Tarantino isn't the only director fetishizing '70s noir. Director Woo Min-ho and his cinematographer, costume designer, and music director are all channeling peak Scorsese, Schlesinger, and Penn in the sumptuously filmed, nattily attired, and impeccably scored The Drug King. The latest South Korean export helmed by acting legend Song Kang-ho, Woo's sprawling biopic concerns Lee Doo-sam, an actual cook-dealer-addict who operated on an international scale. Yet despite its lush look and sound, The Drug King avoids glamorizing its drug of choice crank by reminding us that those who get a taste of this upper will get hooked, go crazy, then crash and burn.

We see this scenario play out with Doo-sam himself naturally as well as his brother Doo-hwan (Kim Dae-Myung) and a handful of ancillary characters but really most of this cast is set dressing. The Drug King is Do-sam's story; everyone else is walking prop, an extra maybe with lines. Luckily, Song is an actor who can carry a two-hour movie alone. We may wish that actresses Kim So-jin and Bae Doona had more to do as his clear-eyed wife and his calculating mistress but Woo's script isn't concerned with anyone outside of its leading man. An ostensible plot involving a determined police detective (Lee Hee-joon) on Lee's trail is irrelevant. What works in The Drug King, and it's no small thing, is Song doing his thing — rising up to the top then sinking to a soiled bottom. You'll never look at a bucket of piss the same way again.

April 3, 2020

Illang: The Wolf Brigade: Man Gets Worse Over Time

In a not-so-distant future in which we still take cabs but fire guns that look like blowdryers, a war has broken out on the Korean peninsula. This time around, however, the conflict is not between North and South (which want to reunite despite international pressures to the contrary). This time around, the fight is between The Sect (rebel forces) and The Special Unit (an elite police force). At least that's what it seems like at first. As the movie progresses, the battle appears to actually be between The Special Unit and Public Security, a rival law enforcement agency. None of the groups comes across as a force for good, although The Sect theoretically represents the proletariat. Do they uphold the sanctity of life? Not a chance. And really can you blame them?
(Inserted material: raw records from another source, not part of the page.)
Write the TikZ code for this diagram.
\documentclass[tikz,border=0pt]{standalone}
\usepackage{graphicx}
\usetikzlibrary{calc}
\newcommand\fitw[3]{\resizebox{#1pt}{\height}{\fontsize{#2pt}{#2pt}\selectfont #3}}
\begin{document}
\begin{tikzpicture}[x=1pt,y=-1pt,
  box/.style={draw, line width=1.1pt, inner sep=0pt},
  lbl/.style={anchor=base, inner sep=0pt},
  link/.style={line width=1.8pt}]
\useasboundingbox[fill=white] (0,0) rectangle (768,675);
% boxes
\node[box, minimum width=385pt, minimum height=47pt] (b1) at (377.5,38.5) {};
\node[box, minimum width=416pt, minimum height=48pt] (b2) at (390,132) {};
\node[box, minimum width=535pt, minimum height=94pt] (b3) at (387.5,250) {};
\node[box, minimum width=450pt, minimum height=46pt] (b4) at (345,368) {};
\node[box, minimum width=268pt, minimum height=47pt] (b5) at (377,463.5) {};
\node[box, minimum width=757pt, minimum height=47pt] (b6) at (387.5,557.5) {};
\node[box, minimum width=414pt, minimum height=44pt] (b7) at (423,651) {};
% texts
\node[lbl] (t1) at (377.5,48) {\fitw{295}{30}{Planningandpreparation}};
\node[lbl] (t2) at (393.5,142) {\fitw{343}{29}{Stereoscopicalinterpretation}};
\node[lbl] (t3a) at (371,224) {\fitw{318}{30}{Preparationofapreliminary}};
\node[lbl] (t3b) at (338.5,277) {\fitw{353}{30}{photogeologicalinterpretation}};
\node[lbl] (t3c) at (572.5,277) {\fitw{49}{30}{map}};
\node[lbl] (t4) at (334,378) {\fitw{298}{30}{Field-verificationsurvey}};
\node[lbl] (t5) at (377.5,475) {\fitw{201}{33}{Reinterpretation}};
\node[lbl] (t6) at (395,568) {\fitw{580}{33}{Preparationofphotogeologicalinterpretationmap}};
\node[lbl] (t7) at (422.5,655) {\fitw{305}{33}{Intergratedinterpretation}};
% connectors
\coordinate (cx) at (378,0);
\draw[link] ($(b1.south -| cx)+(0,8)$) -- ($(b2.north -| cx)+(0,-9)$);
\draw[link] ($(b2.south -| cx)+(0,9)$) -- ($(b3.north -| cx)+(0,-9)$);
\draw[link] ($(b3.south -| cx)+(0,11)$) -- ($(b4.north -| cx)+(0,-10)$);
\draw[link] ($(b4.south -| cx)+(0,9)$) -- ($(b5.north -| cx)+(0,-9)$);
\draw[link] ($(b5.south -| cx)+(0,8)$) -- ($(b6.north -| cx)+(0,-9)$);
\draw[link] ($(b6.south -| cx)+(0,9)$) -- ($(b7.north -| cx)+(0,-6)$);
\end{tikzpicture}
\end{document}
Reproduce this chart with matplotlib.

Humans have grown worse over time. Our basest traits have evolved. Im Joong-kyung (Gang Dong-won) is an affectless soldier who was part of a mass killing of young girls. Lee Yoon-hee (Han Hyo-ju) is a faux bookseller who will betray anyone for her ailing little brother. Can these two fall in love? Even if they're working at cross purposes? More to the point, can they feel anything? Furthermore, what do either of them have to do with the young suicide bomber (Shin Eun-soo) in Little Red Riding Hood drag? Let it go. Let it all go. The best part of Kim Jee-woon's scifi snoozer are the shootouts and fistfights during which I found myself as unconcerned with who'd come out on top as I was tickled by the fight choreography.